Sometimes I have the impression that we discuss the political climate with our heads in the clouds and feet in the air. We speak of political reform as if it were a matter of merely adjusting electoral rules to resolve clientelism and coronelism–the dealers in the political game of representation in federal legislation–and I will limit my thoughts to this, but I could extend this reasoning to the state and municipal levels.

In the favelas, the political reform required is simply the guarantee of life to enable political participation in the widest sense of social organization in favor of common demands. In the favelas, the fight is to stay alive when faced with a murderous Military Police and a war on drugs that victimizes people each day, including police officers.

Favela residents are not alienated; they’ve already lost hope for representation, as they are simply restricted from politics because of their fear of dying if they organize themselves. Even so, there is organization in the favelas.

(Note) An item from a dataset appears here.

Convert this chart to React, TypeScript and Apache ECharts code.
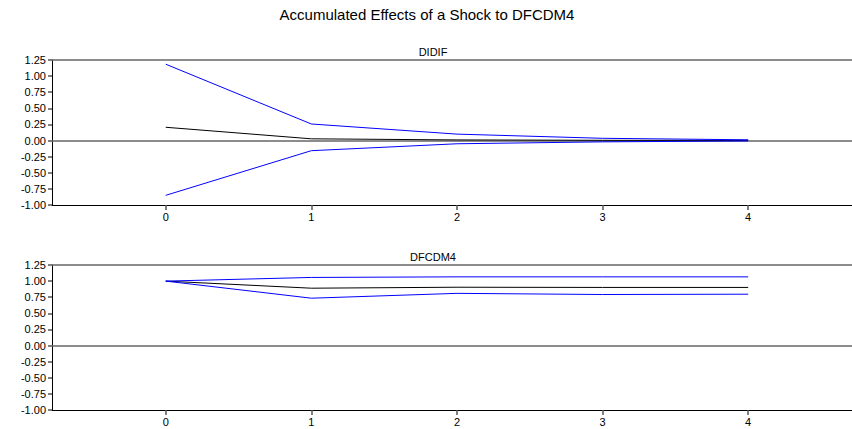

On the night of Saturday May 7, Eliane was having fun in the streets of Complexo do Alemão in the North Zone of Rio de Janeiro. She was targeted by shots that were only justified by the economic crusade with moral undertones that is drug prohibition. It doesn’t matter that it was Mother’s Day on Sunday, that she had three children. Independent media activists quickly managed to report the incident on social networks, but this does not prevent the killings. From trying so hard, those who fight against this falter when they do not see any possibility for change, which will only be possible with the incitement of people who cannot imagine the way of existence in the favelas.

These deaths no longer cause surprise, but those who live and work in the favelas know the rage of losing a loved one because of gun fights. What is commonplace for news agencies, hidden in the corner of a newspaper page, leads to the accumulation of rage that one day will erupt. As it says in the famous samba lyrics, “when the people of the favela come down the hill and it isn’t Carnival” is when we will have some possibility for social change. For this, the end of the Military Police and the legalization of drugs must comprise any proposal for political reform that does not only benefit the same people as always, guaranteeing the poor the right to participate in politics.